In 2016, PIC bought a 26.4% stake in South-African beverage company Distell from AB InBev. The stake was valued at $645 million. In 2020, PIC raised their stake in retailer Mr Price to 15.08%.

In March 2020 an inquiry was made into PIC which reported staff victimisation, bad company governance and impropriety, while former CEO Dan Matjila was accused of misusing funds and making poor investment decisions. In 2023 the PIC annual report's lack of transparency regarding the cost of legal proceeding and investigation of the inquiry was criticised.

The PIC made a $100 million equity investment in 2022 into the Africa Finance Corporation.

In November 2022, PIC, along with Aberdeen Asset Management, sold the remaining controlling shares of major South African retail firm Massmart to Bentonville, Arkansas-based retailer Walmart in an all-cash transaction valued at $377.6 million.

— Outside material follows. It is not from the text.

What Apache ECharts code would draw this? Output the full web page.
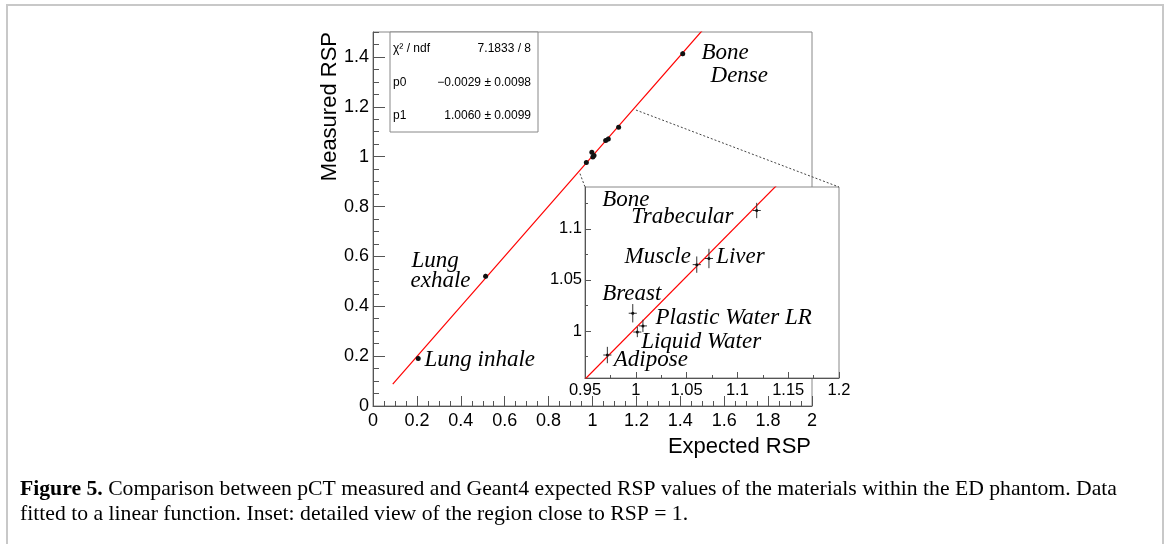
<!DOCTYPE html>
<html>
<head>
<meta charset="utf-8">
<script src="https://cdn.jsdelivr.net/npm/echarts@6/dist/echarts.min.js"></script>
<style>html,body{margin:0;padding:0;background:#fff;}#c{width:1167px;height:544px;}</style>
</head>
<body>
<div id="c"></div>
<script>
// ---- data ----
const materials = ['Lung inhale','Lung exhale','Adipose','Breast','Liquid Water','Plastic Water LR','Muscle','Liver','Bone Trabecular','Bone Dense'];
const expectedRSP = [0.206, 0.513, 0.972, 0.997, 1.0015, 1.007, 1.060, 1.072, 1.119, 1.411];
const measuredRSP = [0.191, 0.520, 0.9765, 1.0174, 0.999, 1.005, 1.065, 1.071, 1.118, 1.413];
const expectedErr = [0.004, 0.004, 0.004, 0.004, 0.004, 0.004, 0.004, 0.004, 0.004, 0.004];
const measuredErr = [0.010, 0.010, 0.008, 0.009, 0.005, 0.006, 0.008, 0.0095, 0.0075, 0.010];

// linear fit y = p0 + p1*x, drawn between read end points
const fitMainX = [0.09, 1.5];
const fitMainY = [0.0876, 1.506];
const fitInsetX = [0.95, 1.2];
const fitInsetY = [0.9528, 1.2043];

const statRows = [['χ² / ndf', '7.1833 / 8'], ['p0', '−0.0029 ± 0.0098'], ['p1', '1.0060 ± 0.0099']];

const mainXTicks = [0, 0.2, 0.4, 0.6, 0.8, 1, 1.2, 1.4, 1.6, 1.8, 2];
const mainYTicks = [0, 0.2, 0.4, 0.6, 0.8, 1, 1.2, 1.4];
const insetXTicks = [0.95, 1, 1.05, 1.1, 1.15, 1.2];
const insetYTicks = [1, 1.05, 1.1];
const insetYMinorTicks = [0.975, 1, 1.025, 1.05, 1.075, 1.1, 1.125];

const mainLabels = [
  ['Bone', 1.499, 1.414], ['Dense', 1.540, 1.320],
  ['Lung', 0.178, 0.580], ['exhale', 0.173, 0.500],
  ['Lung inhale', 0.237, 0.181]
];
const insetLabels = [
  ['Bone', 0.9674, 1.1278], ['Trabecular', 0.9960, 1.1108],
  ['Muscle', 0.9894, 1.0718], ['Liver', 1.0796, 1.0718],
  ['Breast', 0.9674, 1.0360], ['Plastic Water LR', 1.0199, 1.0122],
  ['Liquid Water', 1.0058, 0.9888], ['Adipose', 0.9788, 0.9709]
];
// connector lines: from main-plot points to inset top corners
const connFromMain = [[0.943, 0.932], [1.198, 1.187]];
const insetYRange = [0.954, 1.141];
const insetXRange = [0.95, 1.2];

const caption1 = 'Comparison between pCT measured and Geant4 expected RSP values of the materials within the ED phantom. Data';
const caption2 = 'fitted to a linear function. Inset: detailed view of the region close to RSP = 1.';

// ---- chart ----
const chart = echarts.init(document.getElementById('c'), null, {renderer: 'canvas'});
const SANS = 'Liberation Sans, Arial, Helvetica, sans-serif';
const SERIF = 'Liberation Serif, Times New Roman, serif';
const AX = '#555';

const pts = materials.map((m, i) => [expectedRSP[i], measuredRSP[i]]);
const errs = materials.map((m, i) => [expectedRSP[i], measuredRSP[i], expectedErr[i], measuredErr[i]]);

function errRender(params, api) {
  const x = api.value(0), y = api.value(1), ex = api.value(2), ey = api.value(3);
  const l = api.coord([x - ex, y]), r = api.coord([x + ex, y]);
  const b = api.coord([x, y - ey]), t = api.coord([x, y + ey]);
  return {type: 'group', children: [
    {type: 'line', shape: {x1: l[0], y1: l[1], x2: r[0], y2: r[1]}, style: {stroke: '#333', lineWidth: 1}},
    {type: 'line', shape: {x1: b[0], y1: b[1], x2: t[0], y2: t[1]}, style: {stroke: '#333', lineWidth: 1}}
  ]};
}

function majorAxis(gi, dim, min, max, ticks, len, fs, margin, z) {
  return {
    type: 'value', gridIndex: gi, min: min, max: max,
    position: dim === 'x' ? 'bottom' : 'left', z: z,
    axisLine: {show: true, onZero: false, lineStyle: {color: AX, width: 1}},
    axisTick: {show: true, inside: true, length: len, customValues: ticks, lineStyle: {color: AX, width: 1}},
    axisLabel: {show: true, customValues: ticks, margin: margin, fontSize: fs, fontFamily: SANS, color: '#000',
      formatter: v => String(v)},
    splitLine: {show: false}, minorTick: {show: false}
  };
}
function minorAxis(gi, dim, min, max, opt, len, z) {
  const tick = Object.assign({show: true, inside: true, length: len, lineStyle: {color: AX, width: 1}}, opt.ticks ? {customValues: opt.ticks} : {});
  const a = {
    type: 'value', gridIndex: gi, min: min, max: max,
    position: dim === 'x' ? 'bottom' : 'left', z: z,
    axisLine: {show: false, onZero: false},
    axisTick: tick,
    axisLabel: {show: false},
    splitLine: {show: false}
  };
  if (opt.interval) a.interval = opt.interval;
  return a;
}

function labelSeries(list, xi, yi, z) {
  return {
    type: 'scatter', xAxisIndex: xi, yAxisIndex: yi, z: z, silent: true,
    symbol: 'circle', symbolSize: 1, itemStyle: {color: 'transparent', opacity: 1},
    data: list.map(d => ({name: d[0], value: [d[1], d[2]]})),
    label: {show: true, formatter: '{b}', position: [0, 0], align: 'left', verticalAlign: 'middle', opacity: 1,
      fontFamily: SERIF, fontStyle: 'italic', fontSize: 23, color: '#000'},
    clip: false
  };
}

const option = {
  animation: false,
  backgroundColor: '#fff',
  grid: [
    {left: 373, top: 32, width: 439, height: 374, show: true, borderColor: '#888', borderWidth: 1, backgroundColor: 'transparent', z: 0},
    {left: 585, top: 187, width: 254, height: 191, show: true, borderColor: '#888', borderWidth: 1, backgroundColor: '#fff', z: 10}
  ],
  xAxis: [
    majorAxis(0, 'x', 0, 2, mainXTicks, 10, 18, 6, 1),
    minorAxis(0, 'x', 0, 2, {interval: 0.05}, 5, 1),
    majorAxis(1, 'x', insetXRange[0], insetXRange[1], insetXTicks, 6, 16.5, 4, 11),
    minorAxis(1, 'x', insetXRange[0], insetXRange[1], {interval: 0.025}, 3, 11)
  ],
  yAxis: [
    majorAxis(0, 'y', 0, 1.5, mainYTicks, 12, 18, 4, 1),
    minorAxis(0, 'y', 0, 1.5, {interval: 0.05}, 6, 1),
    majorAxis(1, 'y', insetYRange[0], insetYRange[1], insetYTicks, 6, 16.5, 3, 11),
    minorAxis(1, 'y', insetYRange[0], insetYRange[1], {ticks: insetYMinorTicks}, 3, 11)
  ],
  series: [
    {type: 'line', xAxisIndex: 0, yAxisIndex: 0, z: 3, symbol: 'none', clip: true,
      data: fitMainX.map((x, i) => [x, fitMainY[i]]), lineStyle: {color: '#ff0000', width: 1.2}},
    {type: 'custom', xAxisIndex: 0, yAxisIndex: 0, z: 4, clip: true, renderItem: errRender, data: errs},
    {type: 'scatter', xAxisIndex: 0, yAxisIndex: 0, z: 4, symbolSize: 5, itemStyle: {color: '#111', opacity: 1}, data: pts, clip: true},
    labelSeries(mainLabels, 0, 0, 5),
    {type: 'line', xAxisIndex: 2, yAxisIndex: 2, z: 12, symbol: 'none', clip: true,
      data: fitInsetX.map((x, i) => [x, fitInsetY[i]]), lineStyle: {color: '#ff0000', width: 1.2}},
    {type: 'custom', xAxisIndex: 2, yAxisIndex: 2, z: 13, clip: true, renderItem: errRender, data: errs},
    {type: 'scatter', xAxisIndex: 2, yAxisIndex: 2, z: 13, symbolSize: 3, itemStyle: {color: '#111', opacity: 1}, data: pts, clip: true},
    labelSeries(insetLabels, 2, 2, 14)
  ]
};
chart.setOption(option);

// ---- decorations: stats box, titles, connectors, caption, border ----
const g = [];
g.push({type: 'rect', z: 50, shape: {x: 7, y: 5, width: 1156, height: 600}, style: {fill: 'none', stroke: '#c8c8c8', lineWidth: 2}});
g.push({type: 'rect', z: 50, shape: {x: 390, y: 32, width: 148, height: 100}, style: {fill: '#fff', stroke: '#888', lineWidth: 1}});
const rowY = [49, 83, 116];
statRows.forEach((r, i) => {
  g.push({type: 'text', z: 51, x: 393, y: rowY[i], style: {text: r[0], fill: '#000', font: '12px ' + SANS, align: 'left', verticalAlign: 'middle'}});
  g.push({type: 'text', z: 51, x: 531, y: rowY[i], style: {text: r[1], fill: '#000', font: '12px ' + SANS, align: 'right', verticalAlign: 'middle'}});
});
g.push({type: 'text', z: 51, x: 811, y: 447, style: {text: 'Expected RSP', fill: '#000', font: '22px ' + SANS, align: 'right', verticalAlign: 'middle'}});
g.push({type: 'text', z: 51, x: 330, y: 32, rotation: Math.PI / 2, style: {text: 'Measured RSP', fill: '#000', font: '22px ' + SANS, align: 'right', verticalAlign: 'middle'}});

const insetCorners = [[insetXRange[0], insetYRange[1]], [insetXRange[1], insetYRange[1]]];
connFromMain.forEach((p, i) => {
  const a = chart.convertToPixel({xAxisIndex: 0, yAxisIndex: 0}, p);
  const b = chart.convertToPixel({xAxisIndex: 2, yAxisIndex: 2}, insetCorners[i]);
  g.push({type: 'line', z: 20, shape: {x1: a[0], y1: a[1], x2: b[0], y2: b[1]}, style: {stroke: '#444', lineWidth: 1, lineDash: [2, 2]}});
});

g.push({type: 'text', z: 51, x: 20, y: 489, style: {
  text: '{b|Figure 5.} ' + caption1, fill: '#000', font: '21.7px ' + SERIF, verticalAlign: 'middle', align: 'left',
  rich: {b: {fontWeight: 'bold', fontFamily: SERIF, fontSize: 21.7}}}});
g.push({type: 'text', z: 51, x: 20, y: 514, style: {text: caption2, fill: '#000', font: '21.7px ' + SERIF, verticalAlign: 'middle', align: 'left'}});

chart.setOption({graphic: g});
</script>
</body>
</html>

PIC increased its stake in Clicks Group to 20.135% in March 2025 by purchasing shares valued at $14.89 million. Later that month, PIC raised its stake in Woolworth to 20.248%, becoming the largest shareholder in the company. In the same year, PIC invested $40 million into Africa50, an African infrastructure investor.

==Governance==
The current chairman is also the South African Deputy Minister of Finance and was appointed by the Minister of Finance. The chairman is a government member mainly due to the high percentage of government pension funds under management by the Public Investment Corporation. All other directors are also appointed by Minister of Finance.

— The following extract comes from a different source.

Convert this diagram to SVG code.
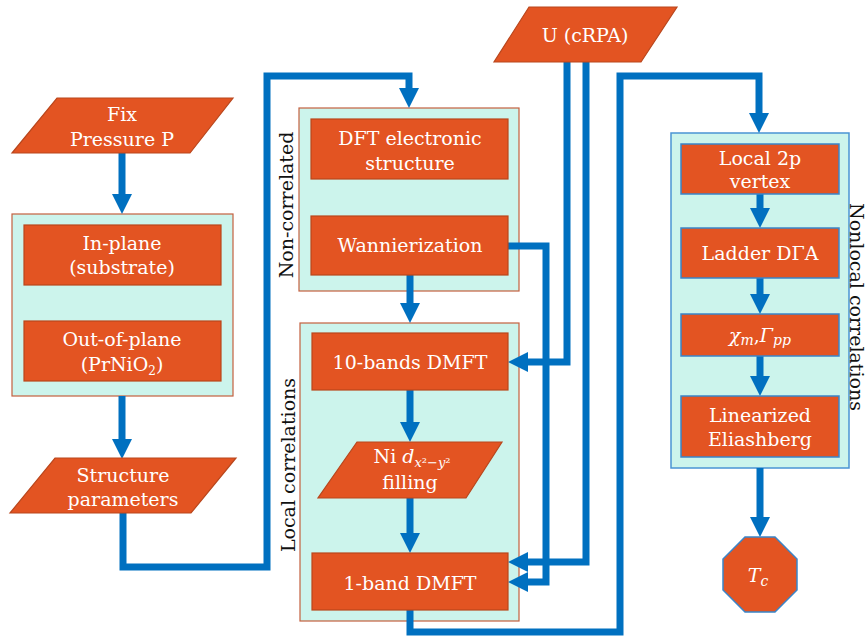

- Dr David Masondo (chairperson) (non-executive director)
- Ms Ntombifuthi Mtoba (deputy chairperson) (non-executive director)
- Ms Beverley Bouwer (non-executive director)
- Prof Bonke Dumisa (non-executive director)
- Mr Walter Hlaise (non-executive director)
- Mr Mugwena Maluleke (non-executive director)
- Dr Lufuno Mulaudzi (non-executive director)
- Ms Tryphosa Ramano (non-executive director)
- Ms Barbara Watson (non-executive director)
- Mr Abel Sithole (chief executive officer) (executive director)
- Ms Batandwa Damoyi (chief financial officer) (executive director)
- Mr Kabelo Rikhotso (chief investment officer) (executive director)

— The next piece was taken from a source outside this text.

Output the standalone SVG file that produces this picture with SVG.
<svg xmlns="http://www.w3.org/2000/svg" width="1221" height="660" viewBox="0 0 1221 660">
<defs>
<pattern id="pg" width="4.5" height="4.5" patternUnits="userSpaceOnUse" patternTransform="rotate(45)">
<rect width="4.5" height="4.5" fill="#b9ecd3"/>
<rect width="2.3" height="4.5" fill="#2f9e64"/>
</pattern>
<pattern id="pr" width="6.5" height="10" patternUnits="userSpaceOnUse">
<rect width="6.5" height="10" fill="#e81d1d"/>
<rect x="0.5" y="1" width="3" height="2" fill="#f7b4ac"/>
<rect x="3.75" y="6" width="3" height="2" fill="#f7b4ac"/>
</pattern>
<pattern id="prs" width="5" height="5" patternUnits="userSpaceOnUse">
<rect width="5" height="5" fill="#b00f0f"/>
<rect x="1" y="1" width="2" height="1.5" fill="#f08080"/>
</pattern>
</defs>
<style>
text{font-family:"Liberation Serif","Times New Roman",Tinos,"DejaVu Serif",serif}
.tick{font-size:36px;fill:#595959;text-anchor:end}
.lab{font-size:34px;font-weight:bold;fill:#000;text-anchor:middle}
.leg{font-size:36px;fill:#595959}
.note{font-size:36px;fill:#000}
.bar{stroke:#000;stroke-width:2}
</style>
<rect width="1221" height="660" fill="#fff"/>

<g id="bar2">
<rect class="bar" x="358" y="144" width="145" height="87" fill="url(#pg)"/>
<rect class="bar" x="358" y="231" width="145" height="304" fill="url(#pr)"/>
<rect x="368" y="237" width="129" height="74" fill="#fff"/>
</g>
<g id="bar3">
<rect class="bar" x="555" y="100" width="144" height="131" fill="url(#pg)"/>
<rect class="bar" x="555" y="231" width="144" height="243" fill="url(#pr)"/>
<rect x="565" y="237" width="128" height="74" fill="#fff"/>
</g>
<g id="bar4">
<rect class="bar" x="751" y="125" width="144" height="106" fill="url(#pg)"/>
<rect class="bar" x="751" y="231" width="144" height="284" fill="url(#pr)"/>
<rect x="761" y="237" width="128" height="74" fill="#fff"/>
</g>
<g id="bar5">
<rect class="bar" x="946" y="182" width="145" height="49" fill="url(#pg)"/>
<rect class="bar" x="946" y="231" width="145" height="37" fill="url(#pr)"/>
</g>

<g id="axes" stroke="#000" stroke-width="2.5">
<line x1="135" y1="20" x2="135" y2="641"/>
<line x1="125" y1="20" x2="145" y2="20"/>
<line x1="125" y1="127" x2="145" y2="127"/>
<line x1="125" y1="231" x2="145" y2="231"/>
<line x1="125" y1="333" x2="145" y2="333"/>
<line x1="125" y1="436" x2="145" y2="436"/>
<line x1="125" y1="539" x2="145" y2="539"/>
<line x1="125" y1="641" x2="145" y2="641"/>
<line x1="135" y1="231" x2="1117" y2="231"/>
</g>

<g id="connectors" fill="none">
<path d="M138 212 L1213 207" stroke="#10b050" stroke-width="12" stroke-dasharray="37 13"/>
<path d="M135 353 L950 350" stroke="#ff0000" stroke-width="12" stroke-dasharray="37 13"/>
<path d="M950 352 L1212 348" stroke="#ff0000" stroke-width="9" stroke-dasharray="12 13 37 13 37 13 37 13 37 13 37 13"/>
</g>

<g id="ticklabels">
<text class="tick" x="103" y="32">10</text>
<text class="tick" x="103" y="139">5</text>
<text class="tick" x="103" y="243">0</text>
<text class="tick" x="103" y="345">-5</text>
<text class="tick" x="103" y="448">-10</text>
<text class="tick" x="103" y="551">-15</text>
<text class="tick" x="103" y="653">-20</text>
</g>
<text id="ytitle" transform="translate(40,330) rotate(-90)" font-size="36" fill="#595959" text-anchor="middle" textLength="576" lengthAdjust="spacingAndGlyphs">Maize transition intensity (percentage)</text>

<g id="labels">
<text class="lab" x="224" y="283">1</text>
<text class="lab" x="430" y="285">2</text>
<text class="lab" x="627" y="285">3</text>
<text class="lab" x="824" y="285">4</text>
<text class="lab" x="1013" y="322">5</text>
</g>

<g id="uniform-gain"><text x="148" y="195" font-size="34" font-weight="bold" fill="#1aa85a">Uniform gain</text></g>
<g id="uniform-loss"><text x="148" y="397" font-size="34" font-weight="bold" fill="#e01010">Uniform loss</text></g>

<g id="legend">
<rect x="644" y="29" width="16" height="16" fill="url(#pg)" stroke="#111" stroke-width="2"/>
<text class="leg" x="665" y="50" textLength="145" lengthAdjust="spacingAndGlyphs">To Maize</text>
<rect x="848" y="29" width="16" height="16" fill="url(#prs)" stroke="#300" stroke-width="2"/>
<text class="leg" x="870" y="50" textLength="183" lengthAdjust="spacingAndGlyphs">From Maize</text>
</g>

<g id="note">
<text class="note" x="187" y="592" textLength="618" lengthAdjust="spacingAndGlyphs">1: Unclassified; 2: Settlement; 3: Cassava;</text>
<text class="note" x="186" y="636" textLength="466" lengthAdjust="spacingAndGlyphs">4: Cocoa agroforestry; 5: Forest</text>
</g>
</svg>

==PIC clients and share of total assets under management==
The following figures shows the share of the total assets under management by PIC from each public institution in South Africa as of 31 March 2024:
- Government Employees Pension Fund (GEPF) –87.97%
- Unemployment Insurance Fund (UIF) – 5.55%
- Compensation Commissioner Fund (CC) – 2.19%
- Compensation Commissioner Pension Fund (CP) – 1.91%
- Associated Institutions Pension Fund (AIPF) – 0.67%
- Constitutes various clients with smaller portfolios – 1.70%

==Funds held under management==
The total assets held under management by the Public Investment Corporation as at 31 March each year are:

| Date (31 Mar) | Total funds (trillions) | % Change | Notes |
|---|---|---|---|
| 2003 | R0.309 | N/A |  |
| 2004 | R0.377 | 22.01% |  |
| 2005 | R0.461 | 22.28% |  |
| 2006 | R0.599 | 29.93% |  |
| 2007 | R0.720 | 20.20% |  |
| 2008 | R0.787 | 9.31% |  |
| 2009 | R0.740 | -5.97% |  |
| 2010 | R0.911 | 23.11% |  |
| 2011 | R1.032 | 13.28% |  |
| 2012 | R1.170 | 13.37% |  |
| 2013 | R1.400 | 19.66% |  |
| 2014 | R1.600 | 14.29% |  |
| 2015 | R1.810 | 13.13% |  |
| 2016 | R1.857 | 2.60% |  |
| 2017 | R1.928 | 3.82% |  |
| 2018 | R2.083 | 8.04% |  |
| 2019 | R2.164 | 3.89% |  |
| 2020 | R1.907 | -11.88% |  |
| 2021 | R2.339 | 22.65% |  |
| 2022 | R2.548 | 8.2% |  |

==Investments==
As a long-term investor, the Public Investment Corporation sets its objective as one to achieve returns higher than the clients have benchmarked and is spread amongst four investments areas:

- Fixed income and dealing – Manages all fixed bonds in which the Public Investment Corporation has invested. A government corporation or parastatal would approach the Public Investment Corporation to borrow funds and in exchange a fixed interest bearing bond would be issued and managed on behalf of the former organisations. They are a member of the Bond Exchange of South Africa (BESA).
- Listed equities – Their largest client is the Government Employees Pension Fund (GEPF) with approximately 80% of the stocks managed internally and external managers managing the remaining 20% of the fund with the ability to invest up to 10% of the funds outside of South Africa. Its investment on the Johannesburg Stock Exchange is worth approximately 12.5% of the exchanges capitalisation.
- Properties – Manages high-quality retail, offices and industrial properties including property asset management, property development and new property acquisitions. The clients of the property fund are the Government Employees Pension Fund (GEPF), the Unemployment Insurance Fund (UIF) and the Compensation Commissioner Fund (CC). Some of the properties managed or part managed are the Menlyn Shopping Centre, Cresta Shopping Centre, The Pavilion, Tyger Valley Centre, Westgate and Southgate shopping centres as well as the Minosa and Victoria & Alfred Waterfront and the Airports Company South Africa, owner of national and international airports.
- Isibaya – making use of a portion of clients funds, it provides financing for projects that contribute to long-term economic, social, and environmental outcomes in South Africa but provide a financial returns for the client.